Judge Redfield, who stands at the head of American writers on Wills, speaking of the rule in Shelley's case, says (2 Wills, p. 722): "But in all the American States, or nearly all, there has been considerable hesitation in regard to accepting and applying this rule to the fullest extent. It was always regarded as an artificial rule of construction in England, and one which tended to defeat the intent of the testator. And it has not received the unqualified indorsement of the English Courts in regard to devises. We should regret to find the American courts going further in the rigid application of such an unnatural rule of construction to devises than such English Judges as MANSFIELD and WILMOT were willing to go:" in Doe v. Lansing, 2 Burr. 1100. He then points out what he deems to be the reasonable limits of the rule, and adds: "But beyond this it seems to us the rule has no just application to deeds even, and surely not to devises. And the fact that in all the American States where the rule has been carried beyond this reasonable limit, the legislatures have interfered and repealed it, goes to show very satisfactorily that it has no just foundation, either in principle or in the instinctive percep tions of the people."
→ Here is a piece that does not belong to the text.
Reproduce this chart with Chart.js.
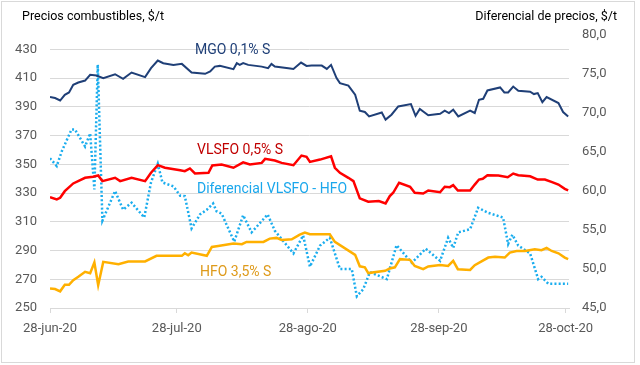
<!DOCTYPE html>
<html>
<head>
<meta charset="utf-8">
<script src="https://cdn.jsdelivr.net/npm/chart.js@4.4.1/dist/chart.umd.min.js"></script>
<style>
  html, body { margin: 0; padding: 0; background: #ffffff; }
  #wrap { position: relative; width: 640px; height: 365px; }
  #frame { position: absolute; left: 1px; top: 1px; width: 634px; height: 362px; box-sizing: border-box; border: 1px solid #D9D9D9; pointer-events: none; }
  canvas { position: absolute; left: 0; top: 0; }
</style>
</head>
<body>
<div id="wrap">
  <canvas id="c" width="640" height="365"></canvas>
  <div id="frame"></div>
</div>
<script>
// Days counted from 28-jun-20
const xTickDays = [0, 30, 61, 92, 122];
const xTickLabels = ["28-jun-20", "28-jul-20", "28-ago-20", "28-sep-20", "28-oct-20"];
const leftTicks = [250, 270, 290, 310, 330, 350, 370, 390, 410, 430];
const rightTicks = [45, 50, 55, 60, 65, 70, 75, 80];

const mgoDays = [0,1.2,2.4,3.5,4.5,5.5,6.7,8.3,9.5,11.0,12.6,15.4,17.3,19.3,22.5,23.9,25.5,26.8,29.2,31.2,33.5,36.7,37.9,39.0,40.2,43.4,44.2,44.9,45.7,46.9,50.1,51.6,52.4,53.2,56.4,57.6,59.4,60.7,61.9,64.3,65.5,66.5,67.8,68.6,70.6,72.2,73.3,74.5,75.5,78.5,79.4,80.8,82.4,85.4,86.5,87.5,89.5,92.3,93.4,94.4,95.4,96.6,99.4,100.5,101.5,102.5,103.5,106.5,107.5,108.4,109.6,110.8,113.6,114.5,115.4,116.5,117.5,120.3,121.4,122.6];
const mgoVals = [396.8,396.1,394.4,398.4,400.0,405.3,406.9,408.3,412.3,411.8,410.0,412.7,409.5,413.9,410.7,416.9,422.2,420.4,419.2,419.9,413.9,413.0,414.6,418.0,418.5,416.2,420.4,419.2,420.4,419.2,418.0,416.9,419.9,418.0,416.9,416.4,420.8,418.5,418.7,418.7,416.4,419.2,410.0,406.5,404.8,398.4,387.3,386.4,383.3,386.1,381.1,384.5,390.3,391.9,383.8,388.5,384.1,385.2,387.3,385.7,388.0,383.3,387.3,385.7,394.9,395.6,401.4,403.5,400.0,400.0,404.1,401.2,400.5,398.9,399.6,393.3,396.8,392.6,386.4,383.3];

const vlsfoDays = [0,1.6,2.4,3.5,5.5,8.3,10.2,11.4,12.4,15.4,16.6,19.3,22.5,23.9,25.5,27.2,30.8,31.9,33.1,34.3,37.5,38.4,40.6,43.4,45.7,47.3,50.1,50.9,53.2,54.8,57.6,59.5,60.7,61.5,63.9,66.5,67.4,68.6,70.6,71.8,73.3,75.3,77.8,79.4,80.4,81.2,82.6,85.2,86.3,88.3,89.5,92.3,93.4,94.6,95.4,96.5,99.4,100.5,101.5,102.4,103.5,106.1,108.3,109.6,110.8,113.6,115.4,117.1,118.8,120.3,121.8,122.6];
const vlsfoVals = [327.2,325.6,326.7,331.3,336.7,340.6,341.3,342.2,338.3,340.6,338.3,340.6,338.3,344.1,349.4,347.6,345.9,345.2,347.1,343.6,344.1,349.2,349.9,347.6,351.4,349.9,351.0,353.8,352.6,351.0,349.4,356.1,355.2,351.7,353.3,355.6,347.6,344.1,340.6,338.3,326.3,324.0,324.4,322.8,327.9,330.2,337.2,334.4,330.2,329.7,331.8,330.6,334.4,334.1,335.5,331.8,331.8,335.9,339.4,339.9,342.4,342.2,341.0,343.6,342.4,341.7,339.4,339.4,337.6,335.9,332.9,331.8];

const hfoDays = [0,1.2,2.4,3.5,4.5,5.5,6.7,8.3,9.5,10.5,11.4,12.6,16.2,18.5,22.5,25.2,28.0,31.2,31.9,32.7,33.5,37.1,38.3,39.8,43.4,45.4,46.5,50.5,52.0,53.6,54.8,57.2,59.1,60.3,61.5,66.2,67.4,72.2,73.3,74.5,75.3,79.3,80.4,81.6,82.8,85.2,86.3,88.3,89.5,92.3,94.2,95.4,96.5,99.4,100.5,102.1,103.7,105.3,107.6,108.8,110.4,112.4,114.7,116.3,117.5,118.7,120.3,121.8,122.6];
const hfoVals = [263.6,263.2,261.6,266.1,266.1,269.4,271.7,275.2,274.2,281.7,265.9,282.1,280.5,282.4,282.4,286.3,286.3,286.3,288.1,286.7,288.6,286.3,292.5,293.2,294.9,294.4,296.0,296.0,298.3,298.8,297.4,297.8,301.1,302.5,301.3,301.3,296.0,287.0,279.0,278.3,274.3,275.9,277.5,278.3,284.0,283.5,279.3,277.0,278.9,280.0,279.3,282.8,277.0,276.5,279.8,282.4,285.1,285.6,285.1,288.6,289.7,289.7,290.9,290.2,291.8,289.7,288.1,285.1,284.0];

const diffDays = [0,1.6,2.8,5.1,5.9,8.3,9.5,10.5,11.3,12.4,15.4,17.3,19.3,22.3,23.9,25.5,26.6,29.2,30.8,31.9,33.5,35.5,37.1,38.6,39.4,40.6,43.6,45.7,47.7,51.5,53.2,57.6,59.9,61.5,63.9,66.2,68.6,71.4,72.6,74.1,75.7,79.7,82.0,85.6,88.9,92.3,94.2,95.4,96.6,99.4,101.3,103.7,107.2,108.4,109.4,110.8,113.6,115.5,116.3,117.9,122.6];
const diffVals = [64.2,63.2,65.1,67.9,67.9,65.7,67.4,60.2,76.2,56.2,60.0,57.6,58.5,56.6,61.1,63.5,61.1,60.6,59.4,59.35,55.2,57.0,57.6,58.4,57.4,57.1,53.5,56.9,54.7,57.0,54.9,52.0,54.3,50.3,53.0,54.0,50.0,50.0,46.5,47.4,49.6,48.7,53.05,50.8,52.6,51.05,54.0,52.7,54.7,55.1,57.85,57.2,56.6,53.2,54.4,53.0,52.0,48.7,49.0,48.1,48.1];

function pts(days, vals) { return days.map((d, i) => ({ x: d, y: vals[i] })); }

const FONT = "Roboto";
const GRAY = "#595959";
const GRID = "#D9D9D9";

const annotations = {
  id: "annotations",
  afterDatasetsDraw(chart) {
    const ctx = chart.ctx;
    ctx.save();
    ctx.textBaseline = "middle";
    ctx.textAlign = "left";
    ctx.font = "12.5px " + FONT;
    ctx.fillStyle = "#000000";
    ctx.fillText("Precios combustibles, $/t", 22, 17);
    ctx.textAlign = "right";
    ctx.fillText("Diferencial de precios, $/t", 617, 17);
    ctx.textAlign = "left";
    ctx.font = "14px " + FONT;
    ctx.fillStyle = "#1F3F77"; ctx.fillText("MGO 0,1% S", 195, 50);
    ctx.fillStyle = "#C00000"; ctx.fillText("VLSFO 0,5% S", 197, 150);
    ctx.fillStyle = "#1AA7EC"; ctx.fillText("Diferencial VLSFO - HFO", 197, 189);
    ctx.fillStyle = "#DE9A1A"; ctx.fillText("HFO 3,5% S", 200, 272);
    ctx.restore();
  }
};

new Chart(document.getElementById("c"), {
  type: "line",
  data: {
    datasets: [
      { label: "MGO 0,1% S", data: pts(mgoDays, mgoVals), yAxisID: "y", borderColor: "#1F3F77", borderWidth: 2, pointRadius: 0, tension: 0 },
      { label: "VLSFO 0,5% S", data: pts(vlsfoDays, vlsfoVals), yAxisID: "y", borderColor: "#FF0000", borderWidth: 2.5, pointRadius: 0, tension: 0 },
      { label: "HFO 3,5% S", data: pts(hfoDays, hfoVals), yAxisID: "y", borderColor: "#FFB000", borderWidth: 2.5, pointRadius: 0, tension: 0 },
      { label: "Diferencial VLSFO - HFO", data: pts(diffDays, diffVals), yAxisID: "y2", borderColor: "#1AADEE", borderWidth: 2.5, borderDash: [2, 2.2], pointRadius: 0, tension: 0 }
    ]
  },
  options: {
    responsive: false,
    animation: false,
    layout: { padding: { top: 35, left: 0, right: 0, bottom: 0 } },
    plugins: { legend: { display: false }, tooltip: { enabled: false } },
    scales: {
      x: {
        type: "linear",
        min: 0,
        max: 122.8,
        afterBuildTicks(s) { s.ticks = xTickDays.map(v => ({ value: v })); },
        afterFit(s) { s.height = 57; },
        ticks: {
          autoSkip: false, maxRotation: 0, minRotation: 0, padding: 8,
          color: GRAY, font: { family: FONT, size: 13 },
          callback(v) { const i = xTickDays.indexOf(v); return i >= 0 ? xTickLabels[i] : ""; }
        },
        grid: { drawOnChartArea: false, drawTicks: true, tickLength: 5, color: GRID },
        border: { display: true, color: GRID, width: 1 }
      },
      y: {
        position: "left",
        min: 250,
        max: 440,
        afterBuildTicks(s) { s.ticks = leftTicks.map(v => ({ value: v })); },
        afterFit(s) { s.width = 50; },
        ticks: { padding: 13, color: GRAY, font: { family: FONT, size: 13 }, callback(v) { return String(v); } },
        grid: { color: GRID, lineWidth: 1, drawTicks: false },
        border: { display: false }
      },
      y2: {
        position: "right",
        min: 45,
        max: 80,
        afterBuildTicks(s) { s.ticks = rightTicks.map(v => ({ value: v })); },
        afterFit(s) { s.width = 71; },
        ticks: { padding: 13, color: GRAY, font: { family: FONT, size: 13 }, callback(v) { return v.toFixed(1).replace(".", ","); } },
        grid: { display: false, drawOnChartArea: false, drawTicks: false },
        border: { display: false }
      }
    }
  },
  plugins: [annotations]
});
</script>
</body>
</html>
Mr. Schouler, another approved American writer on Wills, says (Wills, sect. 485): "This refined construction in favor of the heir, together with the refinements of exception built upon it, now gives way to the modern rule of interpretation as defined in the English Act of Victoria (1837), and corresponding enactments throughout the United States, many of them dating much earlier." As in New Jersey, Virginia, North Carolina, before the Union, and in New York in 1830. "This modern rule treats a devise of lands, though without words of limitation, as passing the fee simple to the devisee, unless an intention appear to the contrary. The natural scope of the will, as gathered from all its parts, thus settles in fine the question whether or not (sic) a devise in fee or such other complete interest as the testator had power to dispose of shall pass, or instead a mere usufruct and temporary enjoyment, leaving to the heir the ultimate benefits."
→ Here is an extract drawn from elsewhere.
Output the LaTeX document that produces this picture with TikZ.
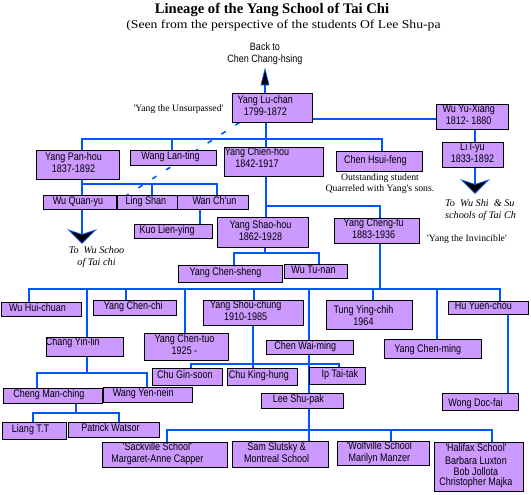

Mr. Bigelow in note (2 Jarman on Wills, p. 280), says: "That words of inheritance are unnecessary to carry a fee by will is everywhere held." Citing among other cases, Whorton v. Moragne, 62 Alabama, 201; White v. White, 52 Connecticut, 518; Wetter v. Walker, 62 Georgia, 142; Siddons v. Cockrell, 131 Illinois, 653; Morgan v. McNeeley, 126 Indiana, 537; Bulfer v. Willigrod, 71 Iowa, 620; Pratt v. Leadbetter, 38 Maine, 9; Goodwin v. McDonald, 153 Massachusetts, 481; Tatum v. McLellan, 50 Mississippi, 1; Small v. Field, 102 Missouri, 104; Hance v. West, 32 New Jersey Law, 233; Crain v. Wright, 114 New York, 307; Flickinger v. Saum, 40 Ohio State, 591; Morris v. Potter, 10 Rhode Island, 58; Bell County v. Alexander, 22 Texas, 350.